Previdência em primeiro lugar

E nessa missão destruidora, o documento continua abusando de inverdades e da manipulação de informações.

“No entanto, diferentemente do programa Bolsa Família, que é bem direcionado aos mais pobres, as aposentadorias e pensões sociais não são bem focadas aos indivíduos pobres. Na verdade, 70% dos beneficiários do BPC e 76% dos beneficiários das aposentadorias rurais não pertencem ao grupo dos 40% mais pobres da população.”

Acima identificamos claramente a intenção de retirar dois programas essenciais da área da previdência e encaminhá-los para o grupo da assistência social. Esse é um movimento antigo e recorrente, que pode colocar o futuro de ambos em risco. Como argumento para excluir os benefícios previdenciários dos trabalhadores rurais e o Benefício de Prestação Continuada (BPC) desse rol, o texto afirma que eles oferecem valores mais elevados do que o Bolsa Família e que pesam mais no Orçamento. Além disso, o documento falta com a verdade quando diz que 70% do BPC e 76% dos aposentados rurais são parte da elite, pois não pertenceriam aos 40% mais pobres. Uma loucura!

Caso tivessem acesso à legislação e às normas dos benefícios que tanto criticam, os autores veriam que mais de 99,3% dos benefícios previdenciários rurais são iguais ou inferiores a um salário mínimo. Assim, a quase totalidade dos quase 10 milhões de benefícios não supera o valor mínimo necessário à sobrevivência do indivíduo.
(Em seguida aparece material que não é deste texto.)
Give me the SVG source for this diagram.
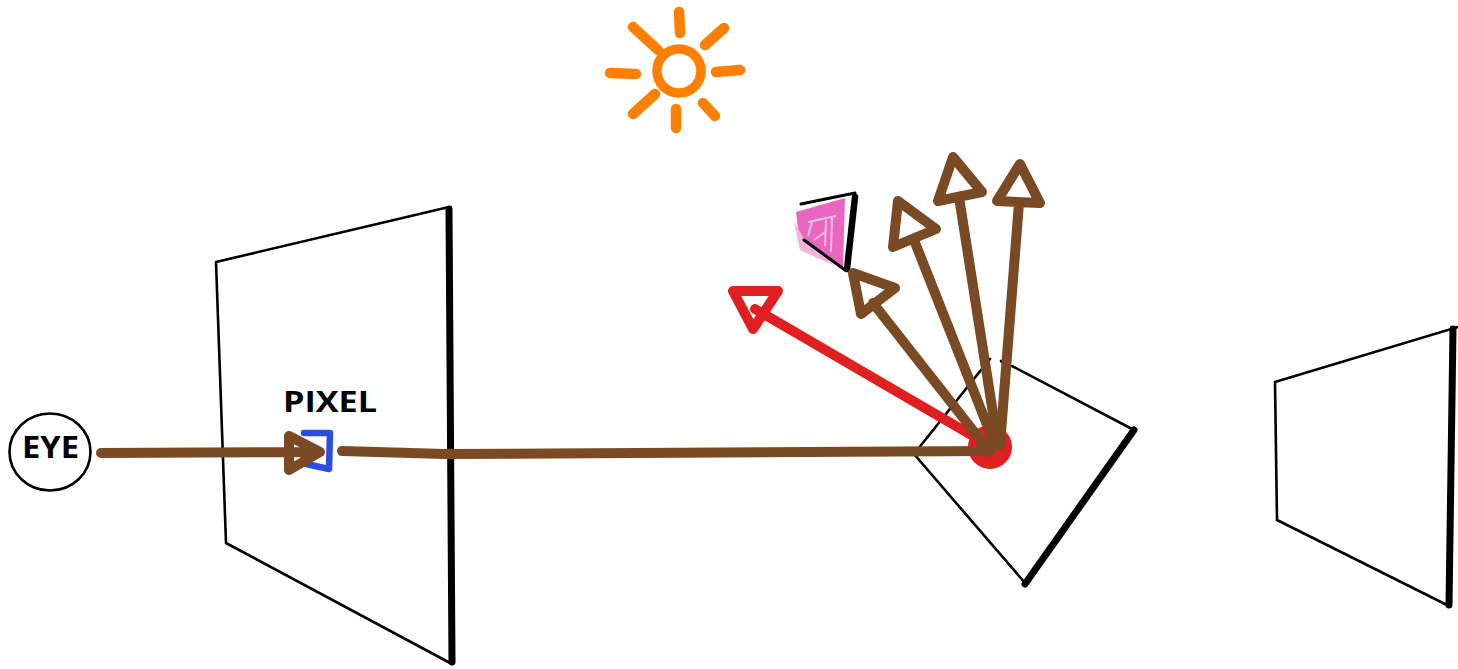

Mas os autores não ligam para isso e chegam a afirmar que esses “privilegiados” não pertencem ao grupo dos 40% mais pobres.

Por outro lado, tampouco devem ter sido informados por seus fiéis colaboradores a respeito das condições de alocação do BPC. Tal benefício foi criado na Constituição de 1988, sendo destinado a pessoas portadoras de deficiência incapazes para o trabalho e a idosos com idade mínima de 65 anos. Além disso, a renda familiar per capita dos beneficiários deve ser inferior a ¼ de salário mínimo. Ora, em tais condições, também soa como desconhecimento grave ou como provocação barata a afirmação de que são privilégios atribuídos majoritariamente a cidadãos da elite brasileira.
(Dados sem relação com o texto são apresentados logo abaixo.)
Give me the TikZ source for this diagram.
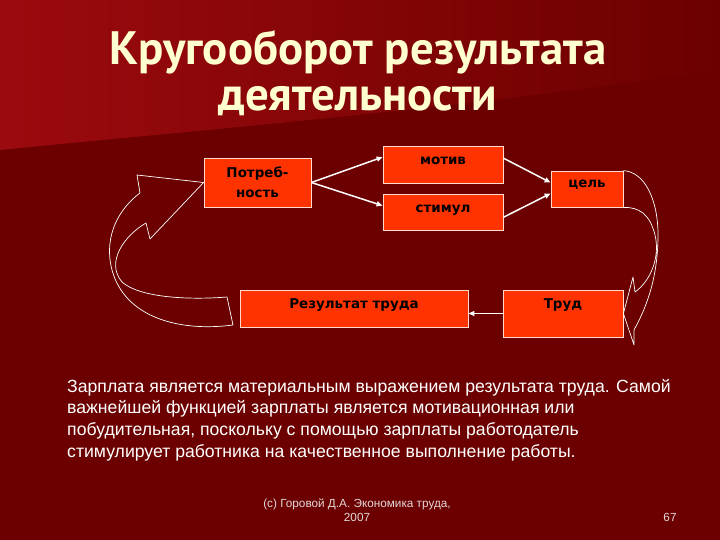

O documento continua difundindo heresias por muitas outras esferas da administração pública. Assim, ele sugere o fim da gratuidade no ensino superior; a redução das despesas com servidores públicos; mudanças no sistema de proteção social (abono salarial, seguro desemprego e acesso ao FGTS); fim da obrigatoriedade de os municípios gastarem 25% de sua receita em educação; redução drástica nos gastos com saúde, em especial com o SUS; eliminação dos incentivos fiscais para micro e pequenas empresas (SIMPLES); entre tantas outras maldades.
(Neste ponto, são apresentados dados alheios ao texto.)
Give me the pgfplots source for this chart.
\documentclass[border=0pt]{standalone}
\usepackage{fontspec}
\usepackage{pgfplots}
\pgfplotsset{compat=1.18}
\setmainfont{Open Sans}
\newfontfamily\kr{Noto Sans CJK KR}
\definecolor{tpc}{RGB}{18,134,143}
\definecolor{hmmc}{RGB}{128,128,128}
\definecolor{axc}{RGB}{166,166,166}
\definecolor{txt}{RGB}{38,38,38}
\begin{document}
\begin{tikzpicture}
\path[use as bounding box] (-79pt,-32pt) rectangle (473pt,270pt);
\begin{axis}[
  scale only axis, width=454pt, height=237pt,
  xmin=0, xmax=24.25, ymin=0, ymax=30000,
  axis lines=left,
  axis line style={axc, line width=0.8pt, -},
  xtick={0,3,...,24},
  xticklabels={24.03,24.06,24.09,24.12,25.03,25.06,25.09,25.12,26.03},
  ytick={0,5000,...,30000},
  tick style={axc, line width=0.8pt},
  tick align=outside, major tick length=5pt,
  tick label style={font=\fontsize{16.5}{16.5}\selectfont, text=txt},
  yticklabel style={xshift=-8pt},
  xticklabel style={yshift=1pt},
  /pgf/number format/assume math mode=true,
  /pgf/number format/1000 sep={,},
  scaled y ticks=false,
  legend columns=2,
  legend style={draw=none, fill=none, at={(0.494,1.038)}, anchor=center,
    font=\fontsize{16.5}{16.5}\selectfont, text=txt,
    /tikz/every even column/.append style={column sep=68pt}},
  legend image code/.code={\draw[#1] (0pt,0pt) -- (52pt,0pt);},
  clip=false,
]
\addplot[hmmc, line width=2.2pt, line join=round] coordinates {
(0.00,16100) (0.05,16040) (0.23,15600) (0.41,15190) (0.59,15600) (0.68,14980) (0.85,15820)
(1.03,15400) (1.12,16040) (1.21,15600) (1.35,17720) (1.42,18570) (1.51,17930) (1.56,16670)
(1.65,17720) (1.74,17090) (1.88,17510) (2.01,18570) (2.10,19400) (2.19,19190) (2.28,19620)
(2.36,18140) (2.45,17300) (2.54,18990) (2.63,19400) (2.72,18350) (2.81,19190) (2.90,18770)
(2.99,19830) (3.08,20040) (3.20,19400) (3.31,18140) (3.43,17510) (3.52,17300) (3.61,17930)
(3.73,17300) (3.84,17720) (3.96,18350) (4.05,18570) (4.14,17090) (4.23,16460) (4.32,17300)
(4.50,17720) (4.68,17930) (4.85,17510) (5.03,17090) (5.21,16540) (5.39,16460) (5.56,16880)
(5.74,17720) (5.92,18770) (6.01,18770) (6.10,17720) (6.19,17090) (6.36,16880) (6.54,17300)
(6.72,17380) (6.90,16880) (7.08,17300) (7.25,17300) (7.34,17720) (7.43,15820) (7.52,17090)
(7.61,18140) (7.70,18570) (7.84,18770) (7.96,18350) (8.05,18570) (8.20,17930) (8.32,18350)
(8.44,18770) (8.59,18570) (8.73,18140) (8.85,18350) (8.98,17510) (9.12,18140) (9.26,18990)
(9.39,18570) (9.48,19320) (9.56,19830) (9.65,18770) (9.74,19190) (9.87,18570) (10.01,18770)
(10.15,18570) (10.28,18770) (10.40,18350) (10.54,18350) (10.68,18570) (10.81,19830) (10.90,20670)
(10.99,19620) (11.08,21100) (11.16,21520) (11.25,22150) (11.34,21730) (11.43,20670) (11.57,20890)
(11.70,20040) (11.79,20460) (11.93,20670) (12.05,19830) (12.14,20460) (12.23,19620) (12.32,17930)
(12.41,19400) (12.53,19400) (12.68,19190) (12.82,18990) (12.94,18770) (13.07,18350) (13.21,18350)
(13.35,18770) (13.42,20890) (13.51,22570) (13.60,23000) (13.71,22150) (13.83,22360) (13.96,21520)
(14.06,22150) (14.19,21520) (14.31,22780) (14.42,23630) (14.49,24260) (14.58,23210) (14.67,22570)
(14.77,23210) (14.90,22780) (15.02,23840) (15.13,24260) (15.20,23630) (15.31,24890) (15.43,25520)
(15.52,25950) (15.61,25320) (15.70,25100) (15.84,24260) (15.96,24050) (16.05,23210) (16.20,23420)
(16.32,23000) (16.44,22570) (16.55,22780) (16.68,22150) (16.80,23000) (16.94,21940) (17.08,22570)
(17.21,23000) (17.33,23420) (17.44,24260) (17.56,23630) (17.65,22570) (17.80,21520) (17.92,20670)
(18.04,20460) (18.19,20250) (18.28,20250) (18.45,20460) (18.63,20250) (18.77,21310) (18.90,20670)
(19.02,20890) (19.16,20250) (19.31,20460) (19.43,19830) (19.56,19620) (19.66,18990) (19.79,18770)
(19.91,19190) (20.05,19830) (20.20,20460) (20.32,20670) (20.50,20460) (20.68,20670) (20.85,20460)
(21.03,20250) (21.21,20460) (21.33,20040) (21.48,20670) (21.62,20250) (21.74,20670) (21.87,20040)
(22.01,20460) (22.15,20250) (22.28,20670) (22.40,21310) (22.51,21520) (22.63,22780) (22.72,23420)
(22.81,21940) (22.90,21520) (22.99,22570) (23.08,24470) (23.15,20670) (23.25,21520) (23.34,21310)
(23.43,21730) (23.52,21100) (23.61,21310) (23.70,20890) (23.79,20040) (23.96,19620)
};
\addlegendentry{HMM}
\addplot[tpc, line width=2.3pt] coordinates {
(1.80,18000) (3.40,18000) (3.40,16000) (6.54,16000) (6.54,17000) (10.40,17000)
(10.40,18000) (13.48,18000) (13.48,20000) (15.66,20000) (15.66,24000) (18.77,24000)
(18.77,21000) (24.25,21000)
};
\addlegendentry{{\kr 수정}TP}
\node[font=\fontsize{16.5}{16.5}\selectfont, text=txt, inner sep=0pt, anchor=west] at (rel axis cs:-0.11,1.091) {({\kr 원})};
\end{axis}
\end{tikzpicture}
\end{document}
No entanto, para manter a tradição dos velhos tempos do BM, não encontramos nenhuma sugestão ao longo do documento para buscar o reequilíbrio fiscal por meio de impostos a incidirem sobre o topo da pirâmide social e econômica. O capital financeiro continua ser solenemente ignorado como fonte de tributação e as despesas financeiras do governo não são consideradas como um problema fiscal. Assim, a solução continua sendo o arrocho sobre os mais pobres. E ponto final!

 

Paulo Kliass é doutor em Economia pela Universidade de Paris 10 e Especialista em Políticas Públicas e Gestão Governamental, carreira do governo federal.